→ Information supplied:
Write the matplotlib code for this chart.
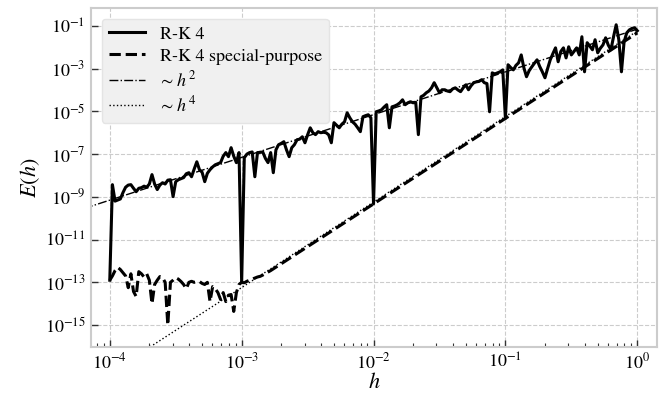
import numpy as np
import matplotlib.pyplot as plt
from matplotlib.ticker import NullLocator, LogLocator

plt.switch_backend('Agg')

plt.rcParams['font.family'] = 'STIXGeneral'
plt.rcParams['mathtext.fontset'] = 'stix'

# step sizes: 50 per decade from 1e-4 to 1
h = np.logspace(-4, 0, 201)

# log10 of the error, R-K 4
rk4_log = [
    -12.9, -8.43, -9.2, -9.15, -9.1, -8.8, -8.55, -8.45, -8.43, -8.6,
    -8.76, -8.6, -8.57, -8.5, -8.55, -8.4, -7.96, -8.4, -8.66, -8.45,
    -8.34, -8.4, -8.22, -8.2, -8.99, -8.29, -8.2, -8.15, -8.1, -7.92,
    -7.87, -8.06, -7.7, -7.36, -7.73, -7.85, -8.29, -7.9, -7.73, -7.6,
    -7.5, -7.45, -7.4, -7.1, -6.93, -7.12, -6.7, -7.1, -7.4, -6.93,
    -13.0, -7.17, -7.0, -6.93, -6.9, -8.06, -6.93, -6.92, -6.9, -7.2,
    -7.4, -6.93, -7.87, -6.8, -6.56, -6.5, -6.42, -6.8, -7.12, -6.7,
    -6.56, -6.33, -6.3, -6.19, -6.47, -6.1, -5.77, -6.0, -6.09, -5.95,
    -6.0, -5.98, -6.0, -6.1, -6.47, -5.53, -5.65, -5.77, -5.6, -5.49,
    -5.07, -5.3, -5.49, -5.6, -5.77, -5.95, -5.25, -5.2, -5.16, -5.3,
    -9.33, -5.02, -4.98, -4.93, -4.8, -4.69, -5.77, -4.79, -4.75, -4.69,
    -4.6, -4.46, -4.69, -4.6, -4.55, -4.6, -4.58, -6.09, -4.32, -4.25,
    -4.13, -4.05, -3.9, -3.66, -3.9, -4.13, -3.99, -3.99, -4.05, -4.08,
    -3.95, -3.9, -4.0, -4.08, -3.9, -3.76, -3.99, -3.8, -3.66, -3.62,
    -3.6, -3.52, -3.66, -3.7, -5.02, -3.2, -3.25, -3.2, -3.15, -3.06,
    -5.33, -2.82, -2.95, -3.06, -2.85, -2.73, -2.36, -2.96, -3.38, -3.1,
    -2.92, -2.75, -2.59, -2.9, -3.15, -3.43, -3.0, -2.59, -2.3, -2.03,
    -2.68, -2.2, -2.03, -2.5, -1.98, -2.36, -2.2, -2.03, -2.36, -1.51,
    -3.15, -1.79, -1.95, -2.12, -1.65, -2.26, -2.05, -1.89, -1.56, -1.9,
    -2.12, -1.51, -0.95, -1.65, -3.15, -1.75, -1.33, -1.19, -1.12, -1.09,
    -1.23,
]

# log10 of the error, R-K 4 special-purpose
special_log = [
    -12.9, -12.7, -12.45, -12.3, -12.4, -12.55, -12.7, -13.25, -12.6, -13.43,
    -13.66, -12.5, -12.6, -12.75, -12.6, -12.9, -14.0, -13.1, -12.9, -12.73,
    -12.78, -13.0, -15.0, -13.0, -12.9, -12.78, -12.85, -12.96, -13.1, -13.3,
    -13.0, -12.95, -13.0, -12.98, -12.96, -13.05, -13.1, -13.0, -13.9, -13.2,
    -13.3, -13.48, -13.8, -13.48, -13.9, -13.6, -13.57, -14.36, -13.48, -13.1,
    -13.0, -13.02, -12.95, -12.9, -12.85, -12.8, -12.75, -12.72, -12.66, -12.59,
    -12.52, -12.45, -12.37, -12.29, -12.21, -12.13, -12.05, -11.97, -11.89, -11.81,
    -11.73, -11.65, -11.57, -11.49, -11.41, -11.33, -11.25, -11.17, -11.09, -11.01,
    -10.93, -10.85, -10.77, -10.69, -10.61, -10.53, -10.45, -10.37, -10.29, -10.21,
    -10.13, -10.05, -9.97, -9.89, -9.81, -9.73, -9.65, -9.57, -9.49, -9.41,
    -9.33, -9.25, -9.17, -9.09, -9.01, -8.93, -8.85, -8.77, -8.69, -8.61,
    -8.53, -8.45, -8.37, -8.29, -8.21, -8.13, -8.05, -7.97, -7.89, -7.81,
    -7.73, -7.65, -7.57, -7.49, -7.41, -7.33, -7.25, -7.17, -7.09, -7.01,
    -6.93, -6.85, -6.77, -6.69, -6.61, -6.53, -6.45, -6.37, -6.29, -6.21,
    -6.13, -6.05, -5.97, -5.89, -5.81, -5.73, -5.65, -5.57, -5.49, -5.41,
    -5.33, -5.25, -5.17, -5.09, -5.01, -4.93, -4.85, -4.77, -4.69, -4.61,
    -4.53, -4.45, -4.37, -4.29, -4.21, -4.13, -4.05, -3.97, -3.89, -3.81,
    -3.73, -3.65, -3.57, -3.49, -3.41, -3.33, -3.25, -3.17, -3.09, -3.01,
    -2.93, -2.85, -2.77, -2.69, -2.61, -2.53, -2.45, -2.37, -2.29, -2.21,
    -2.13, -2.05, -1.97, -1.89, -1.81, -1.73, -1.65, -1.57, -1.49, -1.41,
    -1.33,
]

# reference slopes
h_ref = np.array([5e-5, 1.0])
c2 = 0.07
c4 = 0.057

rk4 = 10.0 ** np.array(rk4_log)
special = 10.0 ** np.array(special_log)

fig = plt.figure(figsize=(6.64, 3.94), dpi=100)
ax = fig.add_axes([0.137, 0.119, 0.853, 0.861])

ax.loglog(h, rk4, '-', color='black', lw=2.2, label='R-K 4')
ax.loglog(h, special, '--', color='black', lw=2.2, label='R-K 4 special-purpose')
ax.loglog(h_ref, c2 * h_ref**2, '-.', color='black', lw=1.0, label='∼ $h^2$')
ax.loglog(h_ref, c4 * h_ref**4, ':', color='black', lw=1.0, label='∼ $h^4$')

ax.set_xlim(7.2e-5, 1.42)
ax.set_ylim(10**-16.03, 10**-0.16)
ax.set_yticks([10.0**k for k in range(-15, 0, 2)])
ax.yaxis.set_minor_locator(NullLocator())
ax.xaxis.set_minor_locator(LogLocator(base=10, subs=np.arange(2, 10)))

ax.set_xlabel(r'$h$', fontsize=16, labelpad=0)
ax.set_ylabel(r'$E(h)$', fontsize=16, labelpad=2)

ax.grid(True, which='major', linestyle='--', color='#cccccc', lw=0.8)
for s in ax.spines.values():
    s.set_color('#cccccc')
    s.set_linewidth(1.5)
ax.tick_params(which='both', direction='in', labelsize=13, colors='#333333')
ax.tick_params(which='major', length=5, width=1, pad=4)
ax.tick_params(which='minor', length=3, width=0.8)
ax.tick_params(labelcolor='black')

leg = ax.legend(loc='upper left', fontsize=13, facecolor='#f0f0f0',
                edgecolor='#e4e4e4', framealpha=1.0, handlelength=2.0,
                labelspacing=0.3, borderaxespad=0.6)

fig.savefig('out.png', dpi=100)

→ Work required: Set down all the data again exactly as above, pictures excluded.

→ Solution for this task:
Write the matplotlib code for this chart.
import numpy as np
import matplotlib.pyplot as plt
from matplotlib.ticker import NullLocator, LogLocator

plt.switch_backend('Agg')

plt.rcParams['font.family'] = 'STIXGeneral'
plt.rcParams['mathtext.fontset'] = 'stix'

# step sizes: 50 per decade from 1e-4 to 1
h = np.logspace(-4, 0, 201)

# log10 of the error, R-K 4
rk4_log = [
    -12.9, -8.43, -9.2, -9.15, -9.1, -8.8, -8.55, -8.45, -8.43, -8.6,
    -8.76, -8.6, -8.57, -8.5, -8.55, -8.4, -7.96, -8.4, -8.66, -8.45,
    -8.34, -8.4, -8.22, -8.2, -8.99, -8.29, -8.2, -8.15, -8.1, -7.92,
    -7.87, -8.06, -7.7, -7.36, -7.73, -7.85, -8.29, -7.9, -7.73, -7.6,
    -7.5, -7.45, -7.4, -7.1, -6.93, -7.12, -6.7, -7.1, -7.4, -6.93,
    -13.0, -7.17, -7.0, -6.93, -6.9, -8.06, -6.93, -6.92, -6.9, -7.2,
    -7.4, -6.93, -7.87, -6.8, -6.56, -6.5, -6.42, -6.8, -7.12, -6.7,
    -6.56, -6.33, -6.3, -6.19, -6.47, -6.1, -5.77, -6.0, -6.09, -5.95,
    -6.0, -5.98, -6.0, -6.1, -6.47, -5.53, -5.65, -5.77, -5.6, -5.49,
    -5.07, -5.3, -5.49, -5.6, -5.77, -5.95, -5.25, -5.2, -5.16, -5.3,
    -9.33, -5.02, -4.98, -4.93, -4.8, -4.69, -5.77, -4.79, -4.75, -4.69,
    -4.6, -4.46, -4.69, -4.6, -4.55, -4.6, -4.58, -6.09, -4.32, -4.25,
    -4.13, -4.05, -3.9, -3.66, -3.9, -4.13, -3.99, -3.99, -4.05, -4.08,
    -3.95, -3.9, -4.0, -4.08, -3.9, -3.76, -3.99, -3.8, -3.66, -3.62,
    -3.6, -3.52, -3.66, -3.7, -5.02, -3.2, -3.25, -3.2, -3.15, -3.06,
    -5.33, -2.82, -2.95, -3.06, -2.85, -2.73, -2.36, -2.96, -3.38, -3.1,
    -2.92, -2.75, -2.59, -2.9, -3.15, -3.43, -3.0, -2.59, -2.3, -2.03,
    -2.68, -2.2, -2.03, -2.5, -1.98, -2.36, -2.2, -2.03, -2.36, -1.51,
    -3.15, -1.79, -1.95, -2.12, -1.65, -2.26, -2.05, -1.89, -1.56, -1.9,
    -2.12, -1.51, -0.95, -1.65, -3.15, -1.75, -1.33, -1.19, -1.12, -1.09,
    -1.23,
]

# log10 of the error, R-K 4 special-purpose
special_log = [
    -12.9, -12.7, -12.45, -12.3, -12.4, -12.55, -12.7, -13.25, -12.6, -13.43,
    -13.66, -12.5, -12.6, -12.75, -12.6, -12.9, -14.0, -13.1, -12.9, -12.73,
    -12.78, -13.0, -15.0, -13.0, -12.9, -12.78, -12.85, -12.96, -13.1, -13.3,
    -13.0, -12.95, -13.0, -12.98, -12.96, -13.05, -13.1, -13.0, -13.9, -13.2,
    -13.3, -13.48, -13.8, -13.48, -13.9, -13.6, -13.57, -14.36, -13.48, -13.1,
    -13.0, -13.02, -12.95, -12.9, -12.85, -12.8, -12.75, -12.72, -12.66, -12.59,
    -12.52, -12.45, -12.37, -12.29, -12.21, -12.13, -12.05, -11.97, -11.89, -11.81,
    -11.73, -11.65, -11.57, -11.49, -11.41, -11.33, -11.25, -11.17, -11.09, -11.01,
    -10.93, -10.85, -10.77, -10.69, -10.61, -10.53, -10.45, -10.37, -10.29, -10.21,
    -10.13, -10.05, -9.97, -9.89, -9.81, -9.73, -9.65, -9.57, -9.49, -9.41,
    -9.33, -9.25, -9.17, -9.09, -9.01, -8.93, -8.85, -8.77, -8.69, -8.61,
    -8.53, -8.45, -8.37, -8.29, -8.21, -8.13, -8.05, -7.97, -7.89, -7.81,
    -7.73, -7.65, -7.57, -7.49, -7.41, -7.33, -7.25, -7.17, -7.09, -7.01,
    -6.93, -6.85, -6.77, -6.69, -6.61, -6.53, -6.45, -6.37, -6.29, -6.21,
    -6.13, -6.05, -5.97, -5.89, -5.81, -5.73, -5.65, -5.57, -5.49, -5.41,
    -5.33, -5.25, -5.17, -5.09, -5.01, -4.93, -4.85, -4.77, -4.69, -4.61,
    -4.53, -4.45, -4.37, -4.29, -4.21, -4.13, -4.05, -3.97, -3.89, -3.81,
    -3.73, -3.65, -3.57, -3.49, -3.41, -3.33, -3.25, -3.17, -3.09, -3.01,
    -2.93, -2.85, -2.77, -2.69, -2.61, -2.53, -2.45, -2.37, -2.29, -2.21,
    -2.13, -2.05, -1.97, -1.89, -1.81, -1.73, -1.65, -1.57, -1.49, -1.41,
    -1.33,
]

# reference slopes
h_ref = np.array([5e-5, 1.0])
c2 = 0.07
c4 = 0.057

rk4 = 10.0 ** np.array(rk4_log)
special = 10.0 ** np.array(special_log)

fig = plt.figure(figsize=(6.64, 3.94), dpi=100)
ax = fig.add_axes([0.137, 0.119, 0.853, 0.861])

ax.loglog(h, rk4, '-', color='black', lw=2.2, label='R-K 4')
ax.loglog(h, special, '--', color='black', lw=2.2, label='R-K 4 special-purpose')
ax.loglog(h_ref, c2 * h_ref**2, '-.', color='black', lw=1.0, label='∼ $h^2$')
ax.loglog(h_ref, c4 * h_ref**4, ':', color='black', lw=1.0, label='∼ $h^4$')

ax.set_xlim(7.2e-5, 1.42)
ax.set_ylim(10**-16.03, 10**-0.16)
ax.set_yticks([10.0**k for k in range(-15, 0, 2)])
ax.yaxis.set_minor_locator(NullLocator())
ax.xaxis.set_minor_locator(LogLocator(base=10, subs=np.arange(2, 10)))

ax.set_xlabel(r'$h$', fontsize=16, labelpad=0)
ax.set_ylabel(r'$E(h)$', fontsize=16, labelpad=2)

ax.grid(True, which='major', linestyle='--', color='#cccccc', lw=0.8)
for s in ax.spines.values():
    s.set_color('#cccccc')
    s.set_linewidth(1.5)
ax.tick_params(which='both', direction='in', labelsize=13, colors='#333333')
ax.tick_params(which='major', length=5, width=1, pad=4)
ax.tick_params(which='minor', length=3, width=0.8)
ax.tick_params(labelcolor='black')

leg = ax.legend(loc='upper left', fontsize=13, facecolor='#f0f0f0',
                edgecolor='#e4e4e4', framealpha=1.0, handlelength=2.0,
                labelspacing=0.3, borderaxespad=0.6)

fig.savefig('out.png', dpi=100)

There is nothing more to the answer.